If you decide to invest in shares (equities) you may like the oil industry, chose, e.g., BP and put all your money into BP. That's sort of logical.
But businesses are risky affairs and you have put yourself at the mercy of all the accidents that might befall BP. You can still maintain your conviction about oil by splitting your investment between BP and, e.g., Shell. So you've halved your exposure to BP's accidents and taken on some exposure to Shell's accidents: you've 'spread your risk', or 'diversified'.
Except that you haven't done it very well. Both BP and Shell depend on the oil price. You've diversified the risk of, e.g., 'management mistakes' or 'plant accidents' but you've not diversified exposure to a fall in the oil price. You would do better to make your second investment in, say, GlaxoSmithKline.
But why limit yourself to two companies? Perhaps you should reduce your investment in BP and GSK and introduce another industry - insurance, say?
The lesson is.....
You need to build a collection of investments as different from each other as possible, to spread your risk. To do otherwise is to pretend that you have more knowledge than the market - in the BP/Shell example to believe that your assessment of the future of the oil price is better than the market's. And it isn't.
This process is called ‘diversification’. It is sometimes described as ‘the only free lunch in investing’. There's much more to be said if you want to get clever. Luckily, you can safely leave this to Hard Money. Remember that in Easy Money we recommended you bought a fund to achieve diversification.
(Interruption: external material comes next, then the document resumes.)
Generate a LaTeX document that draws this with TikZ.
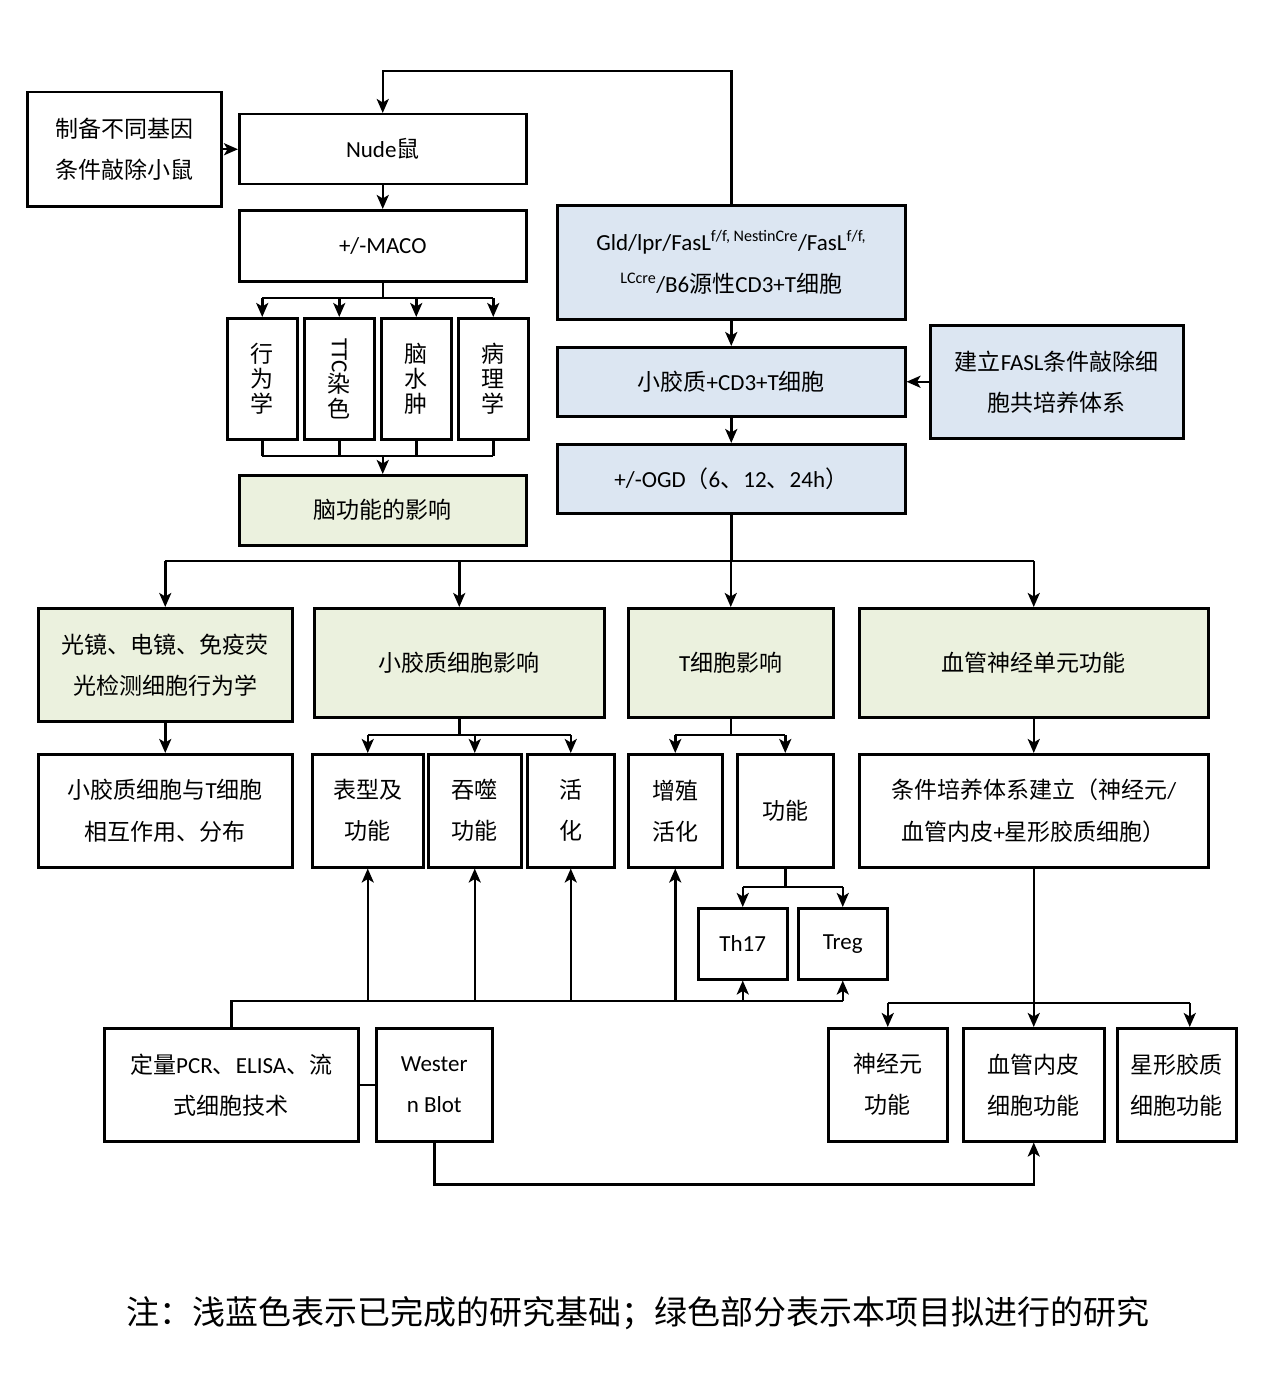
\documentclass[tikz,border=0pt]{standalone}
\usepackage{fontspec}
\setmainfont{Noto Sans CJK SC}
\newfontfamily\lt{Carlito}
\usetikzlibrary{arrows.meta,calc}
\definecolor{lblue}{RGB}{220,230,242}
\definecolor{lgreen}{RGB}{235,241,222}
\tikzset{
 box/.style={draw=black, line width=2.5pt, inner sep=0pt, anchor=north west, align=center, font=\fontsize{23}{41}\selectfont},
 bluebox/.style={box, fill=lblue},
 greenbox/.style={box, fill=lgreen},
 vbox/.style={box, font=\fontsize{23}{25}\selectfont},
 conn/.style={line width=2.5pt},
 arr/.style={conn, -{Stealth[length=14pt,width=12pt,inset=3.5pt]}},
}
\begin{document}
\begin{tikzpicture}[x=1pt,y=-1pt]
\useasboundingbox (0,0) rectangle (1280,1399);
\fill[white] (0,0) rectangle (1280,1399);

% top-left column
\node[box, minimum width=194pt, minimum height=114pt] (prep) at (26,91) {制备不同基因\\条件敲除小鼠};
\node[box, minimum width=287pt, minimum height=70pt] (nude) at (238,113) {{\lt Nude}鼠};
\node[box, minimum width=287pt, minimum height=71pt] (maco) at (238,209) {\lt +/-MACO};
\node[vbox, minimum width=70pt, minimum height=121pt] (v1) at (226,317) {行\\为\\学};
\node[vbox, minimum width=70pt, minimum height=121pt] (v2) at (303,317) {\rotatebox{-90}{\lt TTC}\\染\\色};
\node[vbox, minimum width=70pt, minimum height=121pt] (v3) at (380,317) {脑\\水\\肿};
\node[vbox, minimum width=70pt, minimum height=121pt] (v4) at (457,317) {病\\理\\学};
\node[greenbox, minimum width=287pt, minimum height=70pt] (brain) at (238,474) {脑功能的影响};

% top-right column
\node[bluebox, minimum width=348pt, minimum height=114pt, font=\fontsize{23}{42}\selectfont] (gld) at (556,204)
 {{\lt Gld/lpr/FasL\textsuperscript{f/f, NestinCre}/FasL\textsuperscript{f/f,}}\\{\lt \textsuperscript{LCcre}/B6}源性{\lt CD3+T}细胞};
\node[bluebox, minimum width=348pt, minimum height=69pt] (cd3) at (556,346) {小胶质{\lt +CD3+T}细胞};
\node[bluebox, minimum width=253pt, minimum height=113pt] (fasl) at (929,324) {建立{\lt FASL}条件敲除细\\胞共培养体系};
\node[bluebox, minimum width=348pt, minimum height=69pt] (ogd) at (556,443) {{\lt +/-OGD}（{\lt 6}、{\lt 12}、{\lt 24h}）};

% green row
\node[greenbox, minimum width=254pt, minimum height=113pt] (g1) at (37,607) {光镜、电镜、免疫荧\\光检测细胞行为学};
\node[greenbox, minimum width=290pt, minimum height=109pt] (g2) at (313,607) {小胶质细胞影响};
\node[greenbox, minimum width=205pt, minimum height=109pt] (g3) at (627,607) {{\lt T}细胞影响};
\node[greenbox, minimum width=349pt, minimum height=109pt] (g4) at (858,607) {血管神经单元功能};

% result row
\node[box, minimum width=254pt, minimum height=113pt] (r1) at (37,753) {小胶质细胞与{\lt T}细胞\\相互作用、分布};
\node[box, minimum width=111pt, minimum height=113pt] (r2) at (311,753) {表型及\\功能};
\node[box, minimum width=93pt, minimum height=113pt] (r3) at (427,753) {吞噬\\功能};
\node[box, minimum width=87pt, minimum height=113pt] (r4) at (526,753) {活\\化};
\node[box, minimum width=94pt, minimum height=113pt] (r5) at (627,753) {增殖\\活化};
\node[box, minimum width=96pt, minimum height=113pt] (r6) at (736,753) {功能};
\node[box, minimum width=349pt, minimum height=113pt] (r7) at (858,753) {条件培养体系建立（神经元{\lt /}\\血管内皮{\lt +}星形胶质细胞）};

\node[box, minimum width=89pt, minimum height=71pt] (th17) at (697,907) {\lt Th17};
\node[box, minimum width=89pt, minimum height=71pt] (treg) at (797,907) {\lt Treg};

% bottom row
\node[box, minimum width=254pt, minimum height=113pt] (p1) at (103,1027) {定量{\lt PCR}、{\lt ELISA}、流\\式细胞技术};
\node[box, minimum width=116pt, minimum height=113pt] (p2) at (375,1027) {\lt Wester\\\lt n Blot};
\node[box, minimum width=119pt, minimum height=113pt] (b1) at (827,1027) {神经元\\功能};
\node[box, minimum width=141pt, minimum height=113pt] (b2) at (962,1027) {血管内皮\\细胞功能};
\node[box, minimum width=119pt, minimum height=113pt] (b3) at (1116,1027) {星形胶质\\细胞功能};

\node[font=\fontsize{33}{36}\selectfont, inner sep=0pt] (note) at (638,1313) {注：浅蓝色表示已完成的研究基础；绿色部分表示本项目拟进行的研究};

% junction rows
\coordinate (j1) at (0,298);
\coordinate (j2) at (0,456);
\coordinate (j3) at (0,561);
\coordinate (j4) at (0,735);
\coordinate (j5) at (0,887);
\coordinate (j6) at (0,1003);
\coordinate (j7) at (0,1001);

% connectors top-left
\draw[arr] (gld.north) -- ++(0,-133) -| (nude.north);
\draw[arr] (prep.east) -- (nude.west);
\draw[arr] (nude) -- (maco);
\draw[conn] (maco.south) -- (maco.south |- j1);
\draw[conn] (v1.north |- j1) -- (v4.north |- j1);
\foreach \v in {v1,v2,v3,v4} {\draw[arr] (\v.north |- j1) -- (\v.north);}
\foreach \v in {v1,v2,v3,v4} {\draw[conn] (\v.south) -- (\v.south |- j2);}
\draw[conn] (v1.south |- j2) -- (v4.south |- j2);
\draw[arr] (brain.north |- j2) -- (brain.north);

% top-right
\draw[arr] (gld) -- (cd3);
\draw[arr] (fasl.west |- cd3.east) -- (cd3.east);
\draw[arr] (cd3) -- (ogd);
\draw[conn] (ogd.south) -- (ogd.south |- j3);
\draw[conn] (g1.north |- j3) -- (g4.north |- j3);
\foreach \g in {g1,g2,g3,g4} {\draw[arr] (\g.north |- j3) -- (\g.north);}

% second level
\draw[arr] (g1) -- (r1);
\draw[conn] (g2.south) -- (g2.south |- j4);
\draw[conn] (r2.north |- j4) -- (r4.north |- j4);
\foreach \r in {r2,r3,r4} {\draw[arr] (\r.north |- j4) -- (\r.north);}
\draw[conn] (g3.south) -- (g3.south |- j4);
\draw[conn] (r5.north |- j4) -- (r6.north |- j4);
\foreach \r in {r5,r6} {\draw[arr] (\r.north |- j4) -- (\r.north);}
\draw[arr] (g4) -- (r7);

% T cell function
\draw[conn] (r6.south) -- (r6.south |- j5);
\draw[conn] (th17.north |- j5) -- (treg.north |- j5);
\foreach \t in {th17,treg} {\draw[arr] (\t.north |- j5) -- (\t.north);}

% NVU
\draw[arr] (r7.south) -- (b2.north);
\coordinate (b3in) at ($(b3.north)+(13,0)$);
\draw[conn] (b1.north |- j6) -- (b3in |- j6);
\draw[arr] (b1.north |- j6) -- (b1.north);
\draw[arr] (b3in |- j6) -- (b3in);

% methods
\draw[conn] (p1.north) -- (p1.north |- j7) -- (treg.south |- j7);
\foreach \r in {r2,r3,r4,r5,th17,treg} {\draw[arr] (\r.south |- j7) -- (\r.south);}
\draw[conn] (p1.east) -- (p2.west);
\draw[arr] (p2.south) -- ++(0,42) -| (b2.south);
\end{tikzpicture}
\end{document}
The collection of diverse investments you end up with is called your 'investment portfolio'.
A final thought
Don't be ashamed to use the 'eggs in one basket' definition to help you think quite widely about this. For example:-
Pay attention to counterparty risk - the danger that a party in the legal chain that connects you to your present and future wealth will fail.
Do you invest in the company you also work for? That means your job and your savings have a common risk - corporate collapse. We don’t say ‘don’t do it’. We say ‘be aware of the risk’.
Do you only invest in ‘businesses you know’?
Do you put all your cash savings with the same bank?
Do your investments all depend on the stability of the same country?
There are no rules here - just an encouragement for you to think widely and use the common sense of yourself and your friends.